Now things get serious. The top two teams travel to the international final in Eindhoven. Drumroll… Second place went to Wirbelfrei with an impressive 36.25 points! Congratulations – you’re going to Eindhoven! Originally only a team of three, Wirbelfrei took on the one healthy member of a TU Vienna team weakened by illness – or was it the celebrations the evening before? – at the last moment. This seems to have paid off, as the Graphene Barrier posed no barrier to them, and they also scored the most points on the Neutrino Oscillations problem. With that, they left all the other teams behind.
All the other teams?
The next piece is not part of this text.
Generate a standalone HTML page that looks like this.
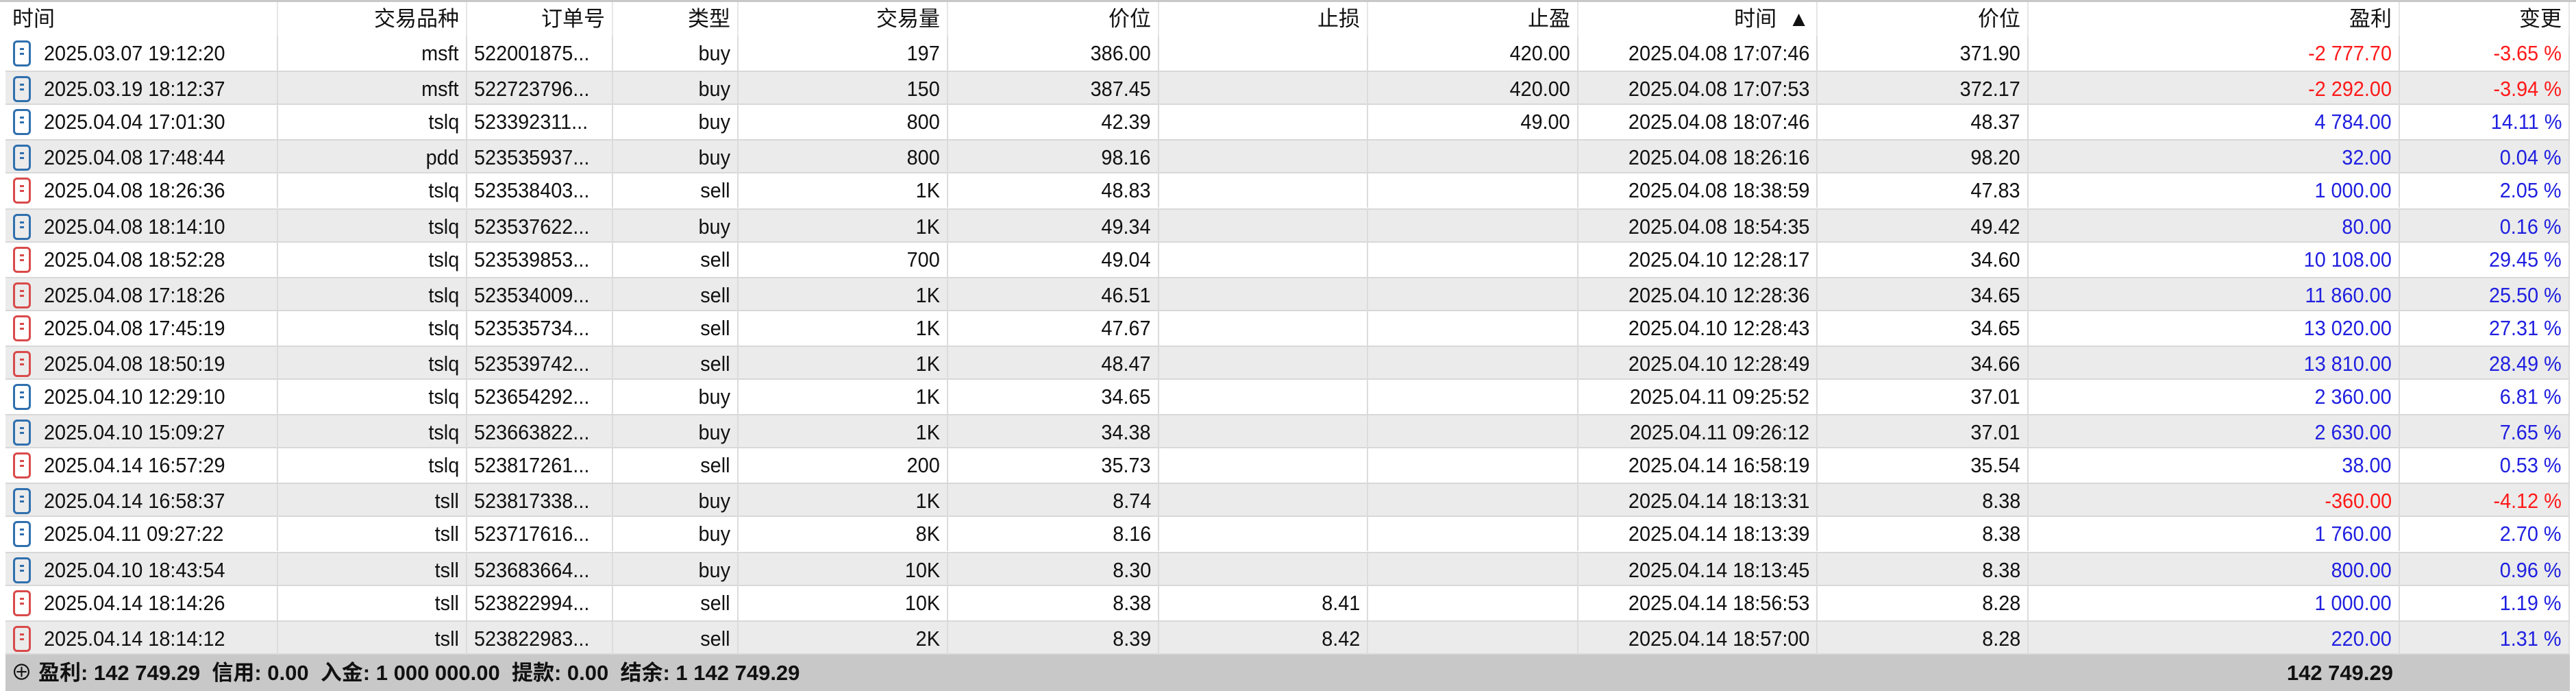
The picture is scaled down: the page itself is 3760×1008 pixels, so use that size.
<!DOCTYPE html>
<html><head><meta charset="utf-8">
<style>
html,body{margin:0;padding:0;background:#fff;}
body{width:3760px;height:1005px;overflow:hidden;position:relative;font-family:"Liberation Sans","Noto Sans CJK SC",sans-serif;font-size:31px;color:#111;}
#wrap{position:absolute;left:0;top:0;width:3760px;height:1005px;border-top:3px solid #c8c8c8;box-sizing:border-box;}
.row{position:absolute;left:8px;width:3743px;height:50px;}
.cell{position:absolute;top:0;height:50px;line-height:50px;box-sizing:border-box;border-right:2px solid #dcdcdc;padding:0 10px;white-space:nowrap;overflow:hidden;text-align:right;}
.txt{display:inline-block;transform:scaleX(0.93);}
.cell.r .txt{transform-origin:right center;}
.cell.l .txt{transform-origin:left center;}
.hdr .cell{border-right:2px solid #e6e6e6;}
.odd{background:#fff;}
.even{background:#ebebeb;border-top:2px solid #d8d8d8;border-bottom:2px solid #d8d8d8;box-sizing:border-box;}
.icon{position:absolute;left:11px;top:6px;width:26px;height:38px;border:3px solid #2f6fae;border-radius:6px;box-sizing:border-box;}
.icon::before{content:"";position:absolute;left:7px;top:8px;width:6px;height:3px;background:currentColor;box-shadow:0 7px 0 currentColor;}
.icon.b{color:#2f6fae;border-color:#2f6fae}.icon.s{color:#d94a4a;border-color:#d94a4a}
.pos{color:#2020e0}.neg{color:#ff1a1a}
#footer{position:absolute;left:8px;top:952px;width:3743px;height:53px;background:#c8c8c8;font-weight:bold;line-height:53px;}
</style></head><body>
<div id="wrap">
<div class="row hdr" id="hdr" style="top:0;height:50px;background:#fff"></div>
<div id="body"></div>
<div id="footer">
<span style="position:absolute;left:8px;font-weight:normal">⊕</span>
<span style="position:absolute;left:48px">盈利: 142 749.29&nbsp; 信用: 0.00&nbsp; 入金: 1 000 000.00&nbsp; 提款: 0.00&nbsp; 结余: 1 142 749.29</span>
<span style="position:absolute;left:0;width:3485px;text-align:right">142 749.29</span>
</div>
</div>
<script>
const edges=[8,406,682,895,1078,1384,1692,1997,2304,2653,2961,3503,3751];
const headers=["时间","交易品种","订单号","类型","交易量","价位","止损","止盈","时间 &nbsp;▲","价位","盈利","变更"];
const openTimes=["2025.03.07 19:12:20","2025.03.19 18:12:37","2025.04.04 17:01:30","2025.04.08 17:48:44","2025.04.08 18:26:36","2025.04.08 18:14:10","2025.04.08 18:52:28","2025.04.08 17:18:26","2025.04.08 17:45:19","2025.04.08 18:50:19","2025.04.10 12:29:10","2025.04.10 15:09:27","2025.04.14 16:57:29","2025.04.14 16:58:37","2025.04.11 09:27:22","2025.04.10 18:43:54","2025.04.14 18:14:26","2025.04.14 18:14:12"];
const symbols=["msft","msft","tslq","pdd","tslq","tslq","tslq","tslq","tslq","tslq","tslq","tslq","tslq","tsll","tsll","tsll","tsll","tsll"];
const orders=["522001875...","522723796...","523392311...","523535937...","523538403...","523537622...","523539853...","523534009...","523535734...","523539742...","523654292...","523663822...","523817261...","523817338...","523717616...","523683664...","523822994...","523822983..."];
const types=["buy","buy","buy","buy","sell","buy","sell","sell","sell","sell","buy","buy","sell","buy","buy","buy","sell","sell"];
const volumes=["197","150","800","800","1K","1K","700","1K","1K","1K","1K","1K","200","1K","8K","10K","10K","2K"];
const openPrices=["386.00","387.45","42.39","98.16","48.83","49.34","49.04","46.51","47.67","48.47","34.65","34.38","35.73","8.74","8.16","8.30","8.38","8.39"];
const stopLoss=["","","","","","","","","","","","","","","","","8.41","8.42"];
const takeProfit=["420.00","420.00","49.00","","","","","","","","","","","","","","",""];
const closeTimes=["2025.04.08 17:07:46","2025.04.08 17:07:53","2025.04.08 18:07:46","2025.04.08 18:26:16","2025.04.08 18:38:59","2025.04.08 18:54:35","2025.04.10 12:28:17","2025.04.10 12:28:36","2025.04.10 12:28:43","2025.04.10 12:28:49","2025.04.11 09:25:52","2025.04.11 09:26:12","2025.04.14 16:58:19","2025.04.14 18:13:31","2025.04.14 18:13:39","2025.04.14 18:13:45","2025.04.14 18:56:53","2025.04.14 18:57:00"];
const closePrices=["371.90","372.17","48.37","98.20","47.83","49.42","34.60","34.65","34.65","34.66","37.01","37.01","35.54","8.38","8.38","8.38","8.28","8.28"];
const profits=["-2 777.70","-2 292.00","4 784.00","32.00","1 000.00","80.00","10 108.00","11 860.00","13 020.00","13 810.00","2 360.00","2 630.00","38.00","-360.00","1 760.00","800.00","1 000.00","220.00"];
const changes=["-3.65 %","-3.94 %","14.11 %","0.04 %","2.05 %","0.16 %","29.45 %","25.50 %","27.31 %","28.49 %","6.81 %","7.65 %","0.53 %","-4.12 %","2.70 %","0.96 %","1.19 %","1.31 %"];
const colNames=["open-time","symbol","order-id","type","volume","open-price","stop-loss","take-profit","close-time","close-price","profit","change"];

function mkCell(row,i,html,left){
  const c=document.createElement('div');
  c.className='cell '+(left?'l':'r');
  c.style.left=(edges[i]-8)+'px';
  c.style.width=(edges[i+1]-edges[i])+'px';
  c.innerHTML=html;
  if(left)c.style.textAlign='left';
  row.appendChild(c);
  return c;
}
const hdr=document.getElementById('hdr');
headers.forEach((h,i)=>{
  const c=mkCell(hdr,i,h,i===0);
  
  
});
const body=document.getElementById('body');
for(let r=0;r<openTimes.length;r++){
  const row=document.createElement('div');
  row.className='row '+(r%2?'even':'odd');
  row.style.top=(50+r*50.1)+'px';
  
  
  const vals=[openTimes[r],symbols[r],orders[r],types[r],volumes[r],openPrices[r],stopLoss[r],takeProfit[r],closeTimes[r],closePrices[r],profits[r],changes[r]];
  vals.forEach((v,i)=>{
    let html='<span class="txt">'+v+'</span>';
    if(i===0){html='<span class="icon '+(types[r]==='buy'?'b':'s')+'"></span>'+html;}
    const c=mkCell(row,i,html,i===0||i===2);
    if(i===0){c.style.paddingLeft='56px';}
    if(i>=10){c.classList.add(v.charAt(0)==='-'?'neg':'pos');}
    
    
  });
  body.appendChild(row);
}
</script>
</body></html>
No! A team populated by indomitable Grazers refused to stop resisting. The winning team. Named after the great Viennese himself – and therefore somehow predestined for a victory in Vienna. Ludwig’s Boltzmänner. With top performances in Quantum Sensing, Triple Trouble and Radiation of Accelerated Charges, they claimed victory with 39.25 points. Congratulations – first place and a spot in Eindhoven are well deserved!
The Professors’ Team
What would PLANCKS Austria be without the professors’ team? This year, Graz professor Enrico Arrigoni was joined by Viennese professor Harald Steinacker. Once the dust, stirred up by four hours of concentrated calculation, had settled, the verdict was clear. Quantum Sensing, Graphene Barrier and Neutrino Oscillations lay defeated on the ground, and the Radiation of Accelerated Charges problem had its pocket money taken away. 47 points – the students were beaten once again. That stings. Arrigoni and Steinacker demonstrated, politely but mercilessly, that decades of experience do make a difference, and why they’re the ones allowed to write on the board at the front of the room.
The Elephant in the Room: the AI
Well. ChatGPT scored 128 out of 131 possible points. The silver lining: ChatGPT uses the internet, the sneaky cheat. A fairer comparison is provided by the locally running AI of PAULI member Hannes. After two hours of computation time and a hefty electricity bill, it reached 57.75 points – putting it above even the professors’ team. Beatable.
Outlook 2027
We’ll be back next year. Whether in Vienna, Graz, or somewhere in between – we’ll decide once we’ve recovered from this weekend. What we can promise: the problems will once again be instructive and fascinating, and there will be more rolls. Well, that last part might be a lie.
Until then, do as the AI does: train. The professors probably are too.